HP is not a stranger to bad decisions. Come on, this is the company that turned down the Woz's Apple 1. But the way that the announcements were made about the fate of the WebOS tablets and the possibility of selling off the PC division is very suspect. You can look at it one of two ways. Either HP was trying to appease the markets by ditching a low performing unit whose operating profit was 5.7% (and a mere 38 billion in revenue) or it has been working on it some time ago as part of a broader plan to make over the company into something that the CEO better understands. HP's current CEO is from the financial and enterprise world, previously in SAP. The consumer market is probably something he just doesn't want to deal with.
Like in my previous post, it really makes me feel old when I see things like this happen again.

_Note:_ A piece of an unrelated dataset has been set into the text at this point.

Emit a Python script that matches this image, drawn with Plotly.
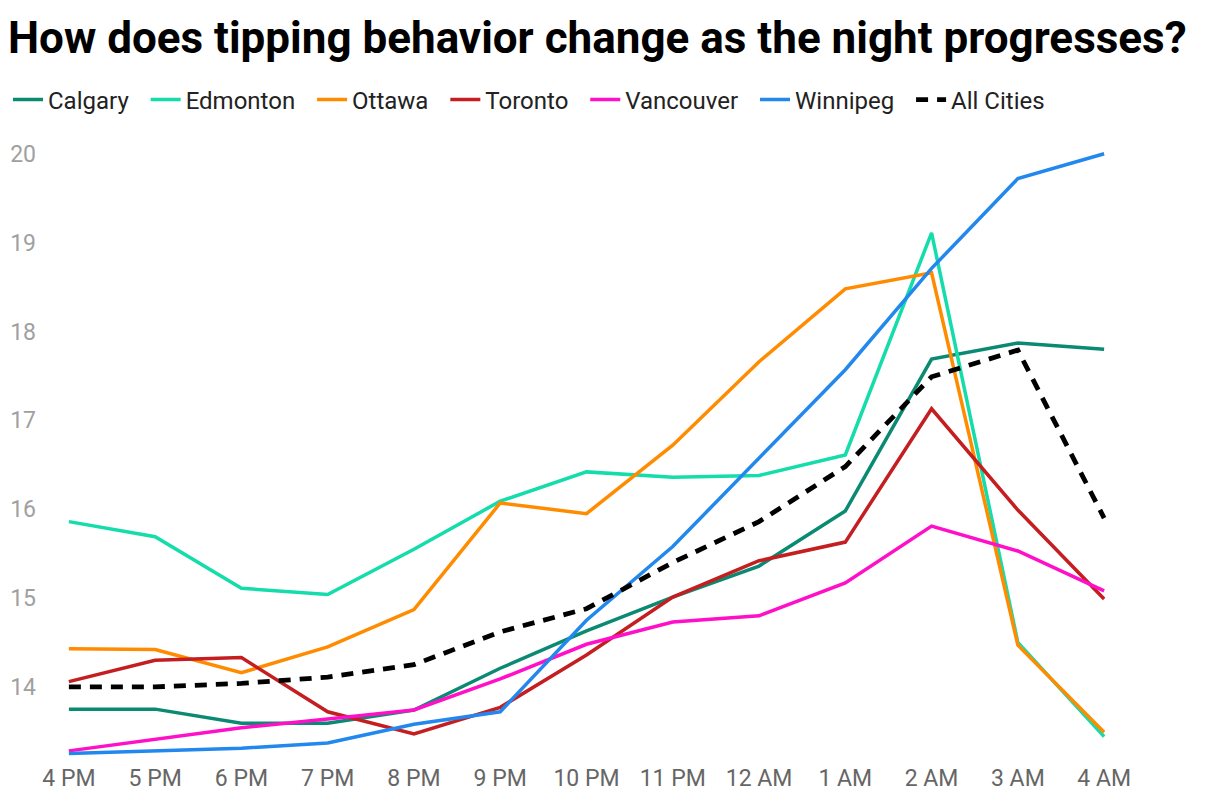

I've seen this behavior in CEOs before. A large telco appointed a new CEO from outside the company. He was basically an finance guy and probably viewed the world through those glasses. The telco was not losing money, wasn't making a small profit, just not making as much when compared to other companies of the same size. So he went into tinker mode and things became worse. He understood the financial goals to be reached and how to reach them but chose very poorly the mechanisms to achieve them. He chose an act typically done by companies in utter dire circumstances, a measure of last resort. The public relations disaster that followed didn't undermine the corporate customers but put doubt in the minds of consumers. This also lowered morale of the employees. This probably reinforced his view that things were wrong in the company. And he made more fixes that didn't seem to make things any better than they already were. Everywhere he turned, he saw a problem that needed fixing. And as finance people always do, the first thing to do is to tighten the purse strings. Which actually further lowered confidence in the company. The assumption was if there was smoke, the fire should come next. But it didn't. The company continued to make a good but not stellar profit. In an attempt to probably appease the stock market, he ended up bring the share price lower. His basic mistake: failure to understand what the company is about, what is it's business.
If that is Leo's aspiration, good luck HP. Dream all the IBM dreams you want.
(Epilogue- that telco CEO finally left for a CEO position at a bank and the bank flourished and grew to become a major player. The telco lured a CEO from another smaller telco and it flourished, too.)